In terms of productivity, the 285K performs better, but it's still not exceptional. While there are certainly workloads where it excels, there are many where its performance is underwhelming compared to the 14900K and 9950X.
One area where the 285K has massively improved over the 14900K is power efficiency, which is great news. However, in most cases, it's still far from where it needs to be to truly compete with AMD.
The price is also problematic. It's expected to be around $600+, which is far too high. For the same amount, you can get the 9950X or the 7950X3D, and even the 7950X is cheaper at $510. Any one of those AMD CPUs would be a better choice in our opinion.
Even if Intel manages to fully resolve stability issues, fix performance on Windows 11 24H2, and address the inconsistent gaming results, the 285K would still only warrant a price tag of about $500. So, given all that, we're obviously not recommending the Core Ultra 9 285K at this time, and likely won't until these issues are resolved.
As for overclocking, given all the current problems and the need to test performance across multiple versions of Windows, we deprioritized overclocking for this initial review.

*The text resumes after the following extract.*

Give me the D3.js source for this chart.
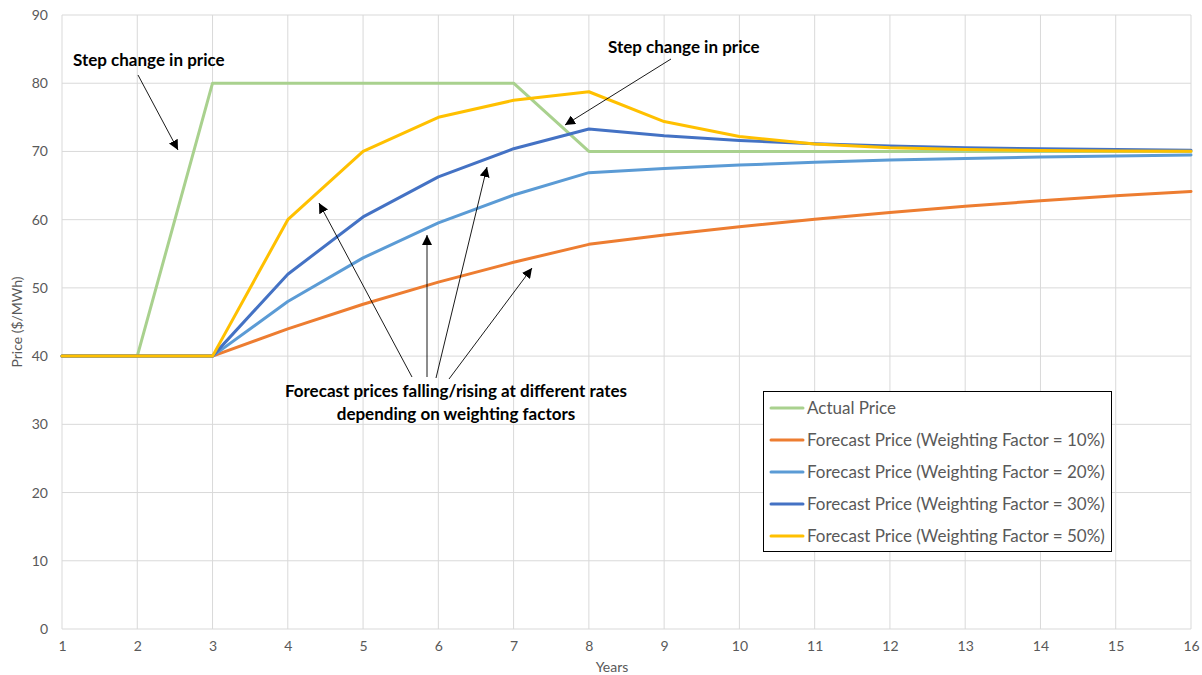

It's something we'll no doubt cover in future content, but for now, it's somewhat irrelevant given the number of issues that need to be addressed first.
Memory overclocking is another topic, and while the review kits came with DDR5-8200 CUDIMM memory, it doesn't make much sense due to the extreme price and limited performance gains. We're unsure of the exact cost of this memory, but we know standard UDIMM kits are priced near $300 for a 24GB kit, so the CUDIMM kits will likely be even more expensive.
Therefore, something like DDR5-7200 CL34, priced around $115, seems to be a more reasonable option. Once the issues we've discussed are addressed, we'll look into memory scaling to determine the optimal memory support for Arrow Lake.
Wrapping this review up, we think there is potential for Arrow Lake to get a lot better as it appears under cooked at this stage. While we strongly recommend not rushing out to buy into Intel's new platform right now, we're not willing to write it off completely just yet.